Wed, Feb 08 2012

Bulgarian perspectives - What the newspapers say

Thu, Sep 20 2001 15:00 CET 95 Views
De-privatization + prosecutor's power...

At a moment when threatening clouds are hanging over the world's economy and the new government is trying to win over the trust of business, one of the three powers in the face of the chief prosecution has sent the next swath in a row against the investment climate in Bulgaria. The total check on all the major privatization deals, aiming at legal de-privatization, is the news which draws each potential investor nearer to the critical level of the calculated risk.

Regardless what calculation the next attack of Prosecutor General Nikola Filchev arises, the net effect from it could be commensurate with the consequences from the moratorium on the foreign debt, announced by the late Prime Minister Andrey Lukanov, and the financial crisis in 1996, when Bulgaria was taken out of the international investment map.

All arguments for and against the massive check on privatization deals were put in the forefront in previous statements by Bulgarian socialists and the National Movement Simeon II for a re-privatization offensive.

Abiding by the legal demands that violators of law should be persecuted, but the most effective way for that hardly included the noisy, ostentatious announcements and the declaration that buyers are violators and are guilty by default. Moreover, that the main guilty participants should be sought among the sellers.

With the expediency of an operation of this kind, things seem even clearer. What else could be expected from an investor in a privatized enterprise whose deal is about to be cancelled apart from cashing out what he can and searching for a safer place for his capital - leaving the drained enterprise in the hands of the state. Along with the expenses from the whole operation.

In Bulgaria, there is almost no huge deal that occurred without a scandal. The attempt of the prosecutor general to channel societal energy in the direction of revenge seeking instead of the future on the basis of construction, might change the status quo. When, for the next time, the name of Bulgaria is obliterated from the investment maps, there will be no strategic investors, no huge deals and logically no privatization scandals.
-Kapital

To teachers - with love and money

As opposed to winter, September 15 never surprises us. The first school bell rings, water is spilled for luck, wild geranium is present, and the first-graders are proud at their desks. And teachers are threatening to go on strike because of due salaries.

It is the same every year. Repetition could lead to knowledge, but with hungry teachers the whole wisdom perishes.

In fact, a way out has already been found. At the turn of the previous century, a new management came to the rescue of a dying automobile company. Its first job was to raise the salaries of the workers. The effect was amazing. Productivity rose more than the salaries themselves. And even today, the automobiles are among the best.

We know that the young Bulgarians are some of the most erudite in the world. But if we want this to be true in a century, we should give the teachers love, and also, of course, a salary.
-Trud

IMF hints compromise

The new cabinet received a public warning to bear in mind the International Monetary Fund, if it insists Bulgaria retain access to international financial markets.

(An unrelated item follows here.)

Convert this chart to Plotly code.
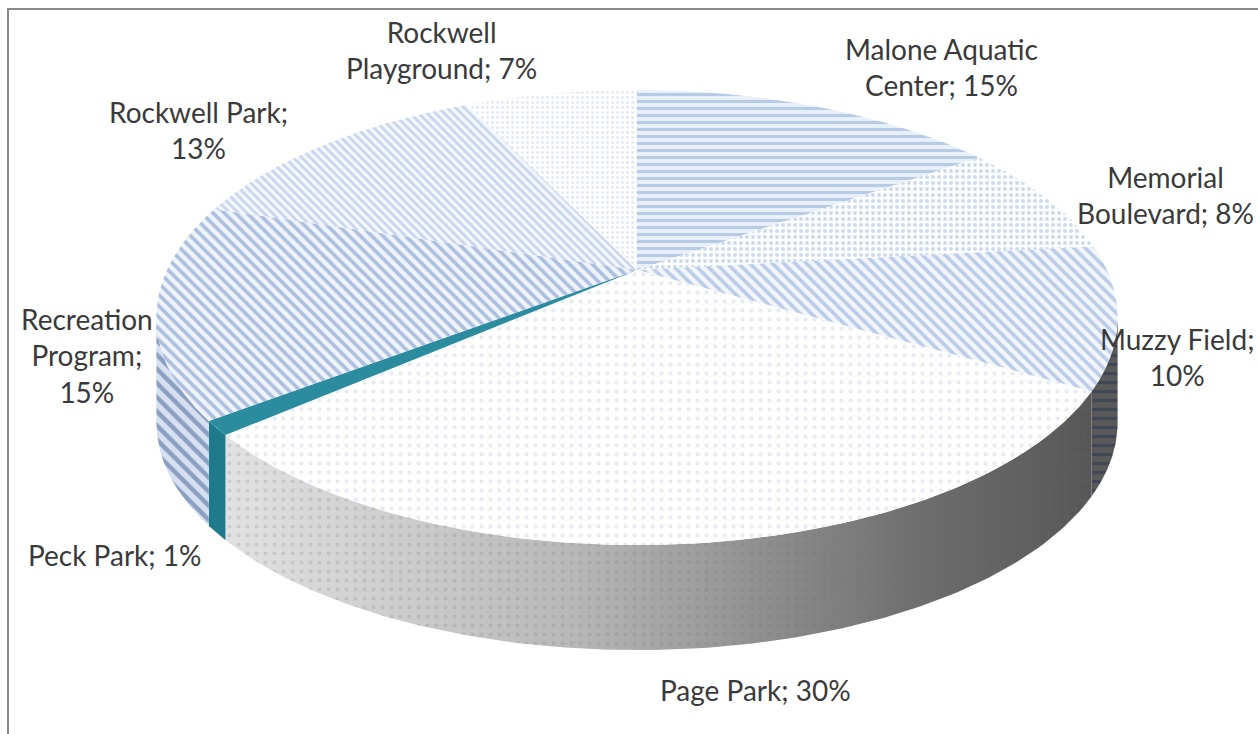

Through the Neue Zuericher Zeitung, the IMF is sending us a direct message that the cabinet does not have the right for another move, except a compromise in the economic program. Does this mean that we will not have a salary increase and lower taxes? Hardly, because those were the major pre-election promises given by the National Movement Simeon II. It is more probable that, in the process of the negotiations, the ministers and the IMF emissaries will make compromises, in order to reach an agreement. In this sense the IMF message is not just a plea, but also a readiness for compromise.
-24 Chassa

The "blue" fight for three letters: UDF

What was expected to happen has actually happened to the Union of Democratic Forces. Three months after the parliamentary elections, the party's leader Ekaterina Mihailova reported that no-one was responsible for the failure.

Evgeni Bakurdjiev had good reason to lose his temper. He demanded that the names of those responsible be published. The war within the UDF started. Two opposing groups have been identified and local organizations have already started to declare where they stand. The first faction consists of the Commander (Ivan Kostov), the Class Mistress (Ekaterina Mihailova), Dimitar Abadjiev and Yordan Sokolov, members of the National Executive Council, etc. The second one includes Petar Stoyanov, Evgeni Bakurdjiev, Stefan Sofianski, and Nadezhda Mihailova.

It is quite clear that the UDF will split into two parties - Kostov's circle, and Stoyanov's. The latter is willing to work with the National Movement Simeon II. It's just a question of time before this happens. From that moment on, the battle within the UDF will be focused on who is first to leave because the winner will be the one to take the three letters - UDF.